▶ **Problem to work on**
Return every line below as is, leaving out the pictures.

▶ **Recorded information**
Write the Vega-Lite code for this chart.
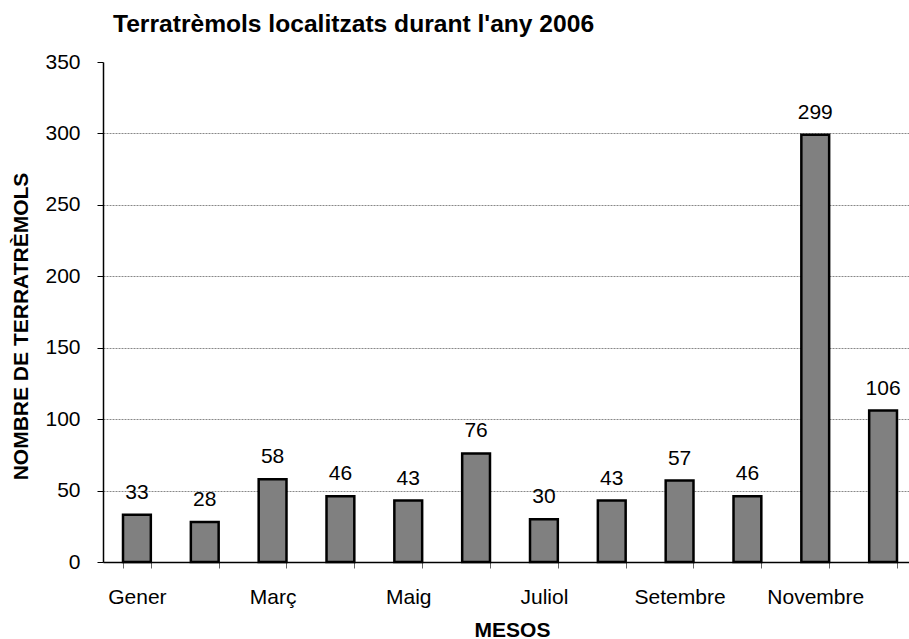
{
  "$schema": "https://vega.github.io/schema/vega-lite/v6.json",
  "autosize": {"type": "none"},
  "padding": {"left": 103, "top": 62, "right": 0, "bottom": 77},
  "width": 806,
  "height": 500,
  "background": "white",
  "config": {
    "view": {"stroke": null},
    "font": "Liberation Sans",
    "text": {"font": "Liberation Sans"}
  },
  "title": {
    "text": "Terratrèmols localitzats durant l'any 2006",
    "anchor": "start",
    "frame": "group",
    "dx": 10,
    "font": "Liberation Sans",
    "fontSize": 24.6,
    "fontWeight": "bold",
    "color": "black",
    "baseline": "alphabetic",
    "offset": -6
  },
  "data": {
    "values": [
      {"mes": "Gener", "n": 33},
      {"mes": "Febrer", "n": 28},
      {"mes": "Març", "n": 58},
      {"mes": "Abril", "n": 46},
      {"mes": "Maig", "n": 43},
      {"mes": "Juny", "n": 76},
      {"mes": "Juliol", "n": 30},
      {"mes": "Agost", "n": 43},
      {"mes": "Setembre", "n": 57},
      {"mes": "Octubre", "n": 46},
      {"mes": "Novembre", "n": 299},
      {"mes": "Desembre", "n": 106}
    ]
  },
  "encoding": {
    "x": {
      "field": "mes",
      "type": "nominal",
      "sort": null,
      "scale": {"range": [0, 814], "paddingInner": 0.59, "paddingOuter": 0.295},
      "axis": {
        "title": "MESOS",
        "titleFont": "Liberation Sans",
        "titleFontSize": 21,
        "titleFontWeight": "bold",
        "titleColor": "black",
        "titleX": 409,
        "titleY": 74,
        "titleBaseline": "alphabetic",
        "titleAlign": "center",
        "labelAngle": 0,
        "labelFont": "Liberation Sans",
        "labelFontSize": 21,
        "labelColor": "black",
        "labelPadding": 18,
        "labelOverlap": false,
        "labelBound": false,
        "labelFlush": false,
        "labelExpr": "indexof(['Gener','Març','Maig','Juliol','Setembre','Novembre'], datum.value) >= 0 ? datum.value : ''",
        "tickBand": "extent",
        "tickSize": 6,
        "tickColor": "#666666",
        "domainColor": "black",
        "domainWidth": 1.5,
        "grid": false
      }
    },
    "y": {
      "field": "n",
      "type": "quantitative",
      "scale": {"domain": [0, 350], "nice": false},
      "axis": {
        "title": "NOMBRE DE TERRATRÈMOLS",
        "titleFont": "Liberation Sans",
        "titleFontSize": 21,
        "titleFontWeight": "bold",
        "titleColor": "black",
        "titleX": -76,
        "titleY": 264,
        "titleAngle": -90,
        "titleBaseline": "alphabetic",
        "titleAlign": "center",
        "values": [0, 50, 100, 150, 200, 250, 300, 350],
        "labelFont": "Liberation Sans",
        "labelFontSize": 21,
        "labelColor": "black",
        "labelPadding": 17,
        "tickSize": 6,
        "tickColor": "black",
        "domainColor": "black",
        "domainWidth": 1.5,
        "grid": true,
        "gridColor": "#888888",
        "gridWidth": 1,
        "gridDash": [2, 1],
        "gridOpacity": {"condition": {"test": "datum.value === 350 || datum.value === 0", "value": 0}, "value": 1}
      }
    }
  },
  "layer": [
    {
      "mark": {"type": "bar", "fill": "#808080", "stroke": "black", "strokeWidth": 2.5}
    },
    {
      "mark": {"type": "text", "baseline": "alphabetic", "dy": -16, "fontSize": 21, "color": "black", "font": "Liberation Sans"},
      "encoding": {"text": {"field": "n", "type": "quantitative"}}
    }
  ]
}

▶ **Exercise answer**
Write the Vega-Lite code for this chart.
{
  "$schema": "https://vega.github.io/schema/vega-lite/v6.json",
  "autosize": {"type": "none"},
  "padding": {"left": 103, "top": 62, "right": 0, "bottom": 77},
  "width": 806,
  "height": 500,
  "background": "white",
  "config": {
    "view": {"stroke": null},
    "font": "Liberation Sans",
    "text": {"font": "Liberation Sans"}
  },
  "title": {
    "text": "Terratrèmols localitzats durant l'any 2006",
    "anchor": "start",
    "frame": "group",
    "dx": 10,
    "font": "Liberation Sans",
    "fontSize": 24.6,
    "fontWeight": "bold",
    "color": "black",
    "baseline": "alphabetic",
    "offset": -6
  },
  "data": {
    "values": [
      {"mes": "Gener", "n": 33},
      {"mes": "Febrer", "n": 28},
      {"mes": "Març", "n": 58},
      {"mes": "Abril", "n": 46},
      {"mes": "Maig", "n": 43},
      {"mes": "Juny", "n": 76},
      {"mes": "Juliol", "n": 30},
      {"mes": "Agost", "n": 43},
      {"mes": "Setembre", "n": 57},
      {"mes": "Octubre", "n": 46},
      {"mes": "Novembre", "n": 299},
      {"mes": "Desembre", "n": 106}
    ]
  },
  "encoding": {
    "x": {
      "field": "mes",
      "type": "nominal",
      "sort": null,
      "scale": {"range": [0, 814], "paddingInner": 0.59, "paddingOuter": 0.295},
      "axis": {
        "title": "MESOS",
        "titleFont": "Liberation Sans",
        "titleFontSize": 21,
        "titleFontWeight": "bold",
        "titleColor": "black",
        "titleX": 409,
        "titleY": 74,
        "titleBaseline": "alphabetic",
        "titleAlign": "center",
        "labelAngle": 0,
        "labelFont": "Liberation Sans",
        "labelFontSize": 21,
        "labelColor": "black",
        "labelPadding": 18,
        "labelOverlap": false,
        "labelBound": false,
        "labelFlush": false,
        "labelExpr": "indexof(['Gener','Març','Maig','Juliol','Setembre','Novembre'], datum.value) >= 0 ? datum.value : ''",
        "tickBand": "extent",
        "tickSize": 6,
        "tickColor": "#666666",
        "domainColor": "black",
        "domainWidth": 1.5,
        "grid": false
      }
    },
    "y": {
      "field": "n",
      "type": "quantitative",
      "scale": {"domain": [0, 350], "nice": false},
      "axis": {
        "title": "NOMBRE DE TERRATRÈMOLS",
        "titleFont": "Liberation Sans",
        "titleFontSize": 21,
        "titleFontWeight": "bold",
        "titleColor": "black",
        "titleX": -76,
        "titleY": 264,
        "titleAngle": -90,
        "titleBaseline": "alphabetic",
        "titleAlign": "center",
        "values": [0, 50, 100, 150, 200, 250, 300, 350],
        "labelFont": "Liberation Sans",
        "labelFontSize": 21,
        "labelColor": "black",
        "labelPadding": 17,
        "tickSize": 6,
        "tickColor": "black",
        "domainColor": "black",
        "domainWidth": 1.5,
        "grid": true,
        "gridColor": "#888888",
        "gridWidth": 1,
        "gridDash": [2, 1],
        "gridOpacity": {"condition": {"test": "datum.value === 350 || datum.value === 0", "value": 0}, "value": 1}
      }
    }
  },
  "layer": [
    {
      "mark": {"type": "bar", "fill": "#808080", "stroke": "black", "strokeWidth": 2.5}
    },
    {
      "mark": {"type": "text", "baseline": "alphabetic", "dy": -16, "fontSize": 21, "color": "black", "font": "Liberation Sans"},
      "encoding": {"text": {"field": "n", "type": "quantitative"}}
    }
  ]
}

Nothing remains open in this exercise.